Berkeley’ye göre, “madde" adı verilen, şimdiye değin kimsenin görmediği “genel nesne” yoktur. Var olan, nesnelerin birtakım ilintilerdir. Locke’ın “ikinci nitelikler” dediği bu ilintileri de biz kendimiz düşüncede ekleriz. Duyumsananlar, ancak bu ikinci niteliklerdir. Nesneleri biz belli bir büyüklükte, uzaklıkta, belli bir şekilde duyumlamayız; bu öğeleri biz düşünme ile bir araya getirip birleştirerek kurarız. Bizim “nesneler” dediğimiz, yalnız tasarım bağlamlarıdır. Örneğin bir kiraz; görme, dokunma, koklama, tatma gibi izlenimlerini birer birer ortadan kaldıralım; geriye bir hiç kalır. Yani kiraz; kokusu, tadı, rengi, sertliği vb. dışında bir hiçtir.
Hume, nedensellik yasasını çağrışım ilkeleriyle oluşan alışkanlıklarla açıklar. Ona göre, iki olay arasında zaman bakımından bir yakınlık varsa; yani bir olayın hemen ardından bir başka olay meydana gelirse insan bu iki olayı zamanda yakınlık bakımından birbirine bağlar. Aynı olaylar birbiri peşi sıra birkaç kez tekrarlanınca insanda bir alışkanlık oluşur; ve biz bu alışkanlığı nedensellik yasası olarak ifade ederiz. Örneğin, rüzgarın esmesi ve hemen ardından ağaçların sallanmasına yaşamımızda birçok kez tanık olunca, bu iki olay arasında bir bağ kurulur ve bunun sonucunda oluşan alışkanlıkla zihnimize nedensellik ilkesi yerleşir.

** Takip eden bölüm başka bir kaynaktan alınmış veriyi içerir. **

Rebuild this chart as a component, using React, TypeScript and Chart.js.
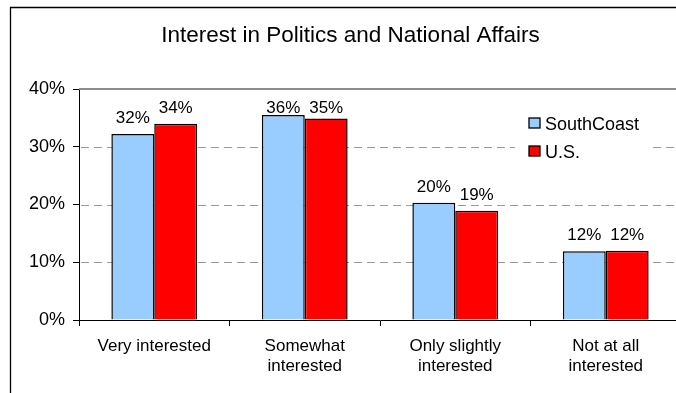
import React, { useEffect, useRef } from "react";
import { Chart, registerables } from "chart.js";

Chart.register(...registerables);

const chartTitle = "Interest in Politics and National Affairs";
const categories = [
  ["Very interested"],
  ["Somewhat", "interested"],
  ["Only slightly", "interested"],
  ["Not at all", "interested"],
];
const seriesNames = ["SouthCoast", "U.S."];
const southCoastValues = [32.2, 35.5, 20.3, 11.9];
const usValues = [34.0, 34.9, 18.9, 12.0];
const seriesColors = ["#99CCFF", "#FF0000"];
const yTickValues = [0, 10, 20, 30, 40];

const FONT = '"Liberation Sans", Arial, sans-serif';

const decorPlugin = {
  id: "decor",
  beforeDraw(chart: any) {
    const ctx = chart.ctx;
    ctx.save();
    ctx.strokeStyle = "#000";
    ctx.lineWidth = 1.3;
    ctx.beginPath();
    ctx.moveTo(10.5, chart.height + 5);
    ctx.lineTo(10.5, 7.5);
    ctx.lineTo(chart.width + 5, 7.5);
    ctx.stroke();
    ctx.font = `22.5px ${FONT}`;
    ctx.fillStyle = "#000";
    ctx.textAlign = "center";
    ctx.textBaseline = "alphabetic";
    ctx.fillText(chartTitle, (11 + chart.width) / 2, 42);
    ctx.restore();
  },
  beforeDatasetsDraw(chart: any) {
    const ctx = chart.ctx;
    const ca = chart.chartArea;
    const y = chart.scales.y;
    ctx.save();
    ctx.strokeStyle = "#999";
    ctx.lineWidth = 1;
    ctx.setLineDash([8, 5]);
    for (const v of yTickValues) {
      if (v <= y.min || v >= y.max) continue;
      const py = Math.round(y.getPixelForValue(v)) + 0.5;
      ctx.beginPath();
      ctx.moveTo(ca.left + 2, py);
      ctx.lineTo(ca.right, py);
      ctx.stroke();
    }
    ctx.setLineDash([]);
    ctx.strokeStyle = "#8c8c8c";
    ctx.lineWidth = 2;
    ctx.beginPath();
    ctx.moveTo(ca.left, ca.top);
    ctx.lineTo(ca.right + 10, ca.top);
    ctx.stroke();
    ctx.restore();
  },
  afterDatasetsDraw(chart: any) {
    const ctx = chart.ctx;
    const ca = chart.chartArea;
    ctx.save();
    ctx.font = `17px ${FONT}`;
    ctx.fillStyle = "#000";
    ctx.textAlign = "center";
    ctx.textBaseline = "alphabetic";
    chart.data.datasets.forEach((ds: any, di: number) => {
      const meta = chart.getDatasetMeta(di);
      meta.data.forEach((bar: any, i: number) => {
        const base = Math.max(bar.y - 11, ca.top + 24);
        ctx.fillText(Math.round(ds.data[i]) + "%", bar.x, base);
      });
    });
    // legend
    const lx = ca.right - 152;
    const ly = ca.top + 29;
    ctx.fillStyle = "#fff";
    ctx.fillRect(lx - 14, ly - 12, 136, 58);
    ctx.font = `18px ${FONT}`;
    ctx.textAlign = "left";
    chart.data.datasets.forEach((ds: any, di: number) => {
      const by = ly + di * 28;
      ctx.fillStyle = ds.backgroundColor;
      ctx.fillRect(lx, by, 11, 10);
      ctx.strokeStyle = "#000";
      ctx.lineWidth = 1.3;
      ctx.strokeRect(lx, by, 11, 10);
      ctx.fillStyle = "#000";
      ctx.fillText(ds.label, lx + 16, by + 11.5);
    });
    ctx.restore();
  },
};

export default function App() {
  const ref = useRef<HTMLCanvasElement>(null);
  useEffect(() => {
    if (!ref.current) return;
    const chart = new Chart(ref.current, {
      type: "bar",
      data: {
        labels: categories as any,
        datasets: [
          {
            label: seriesNames[0],
            data: southCoastValues,
            backgroundColor: seriesColors[0],
            borderColor: "#000",
            borderWidth: 1.5,
            categoryPercentage: 0.57,
            barPercentage: 1,
          },
          {
            label: seriesNames[1],
            data: usValues,
            backgroundColor: seriesColors[1],
            borderColor: "#000",
            borderWidth: 1.5,
            categoryPercentage: 0.57,
            barPercentage: 1,
          },
        ],
      },
      options: {
        animation: false,
        responsive: true,
        maintainAspectRatio: false,
        layout: { padding: { left: 0, top: 89, right: 9, bottom: 0 } },
        plugins: {
          legend: { display: false },
          title: { display: false },
          tooltip: { enabled: false },
        },
        scales: {
          x: {
            grid: {
              drawOnChartArea: false,
              drawTicks: true,
              tickLength: 6,
              tickColor: "#000",
              offset: true,
            },
            border: { color: "#000", width: 1 },
            ticks: {
              color: "#000",
              font: { family: FONT, size: 17, lineHeight: 1.2 },
              padding: 10,
              maxRotation: 0,
              autoSkip: false,
            },
            afterFit: (scale: any) => {
              scale.height = 73;
            },
          },
          y: {
            min: 0,
            max: 40,
            grid: {
              drawOnChartArea: false,
              drawTicks: true,
              tickLength: 6,
              tickColor: "#000",
            },
            border: { color: "#000", width: 1 },
            ticks: {
              stepSize: 10,
              color: "#000",
              font: { family: FONT, size: 18 },
              padding: 8,
              callback: (v: any) => v + "%",
            },
            afterFit: (scale: any) => {
              scale.width = 79;
            },
          },
        },
      },
      plugins: [decorPlugin],
    });
    return () => chart.destroy();
  }, []);
  return (
    <div
      style={{
        position: "absolute",
        left: 0,
        top: 0,
        width: 676,
        height: 393,
        overflow: "hidden",
        background: "#fff",
      }}
    >
      <div style={{ position: "relative", width: 690, height: 393 }}>
        <canvas ref={ref} />
      </div>
    </div>
  );
}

David Hume, bilincin içindekileri “izlenimler” ve “ideler” olmak üzere ikiye ayırır, izlenimler, işitirken, görürken ya da sever ve nefret ederken, arzularken, isterken duyduğumuz canlı duyum ve duygulanımlardır, ideler ise, izlenimlerden daha az canlı olan hatırlama ve hayal gücü tasarımlarıdır. İdelerin bilincine, ancak herhangi bir izlenime yönelip onun üzerinde durduğumuzda varırız.
Locke’a göre bilginin kaynağı deneydir. Ancak o, deneyle kazandığımız bilgilerin, tasarımların kendi aralarındaki bağlantılarının bilinebileceğini, bunların bilincin dışındaki objelerle olan uygunluğunun bilinemeyeceğini savunmaktadır. Bu düşünceden hareket eden Berkeley, sonunda cisimler dünyasının varlığını ortadan kaldırır. Berkeley geliştirdiği bu görüş ile, maddi bir dış dünyanın bilincimiz dışında bağımsız bir varlığı olduğunu reddeder. Aksi bir kabul, objelerin düşünülmeden var olduklarını ileri sürmek demektir. Berkeley’e göre, dış dünyadaki objelerin varoluşlarını ne kadar düşünsek de, incelediğimiz hep kendi idelerimizdir.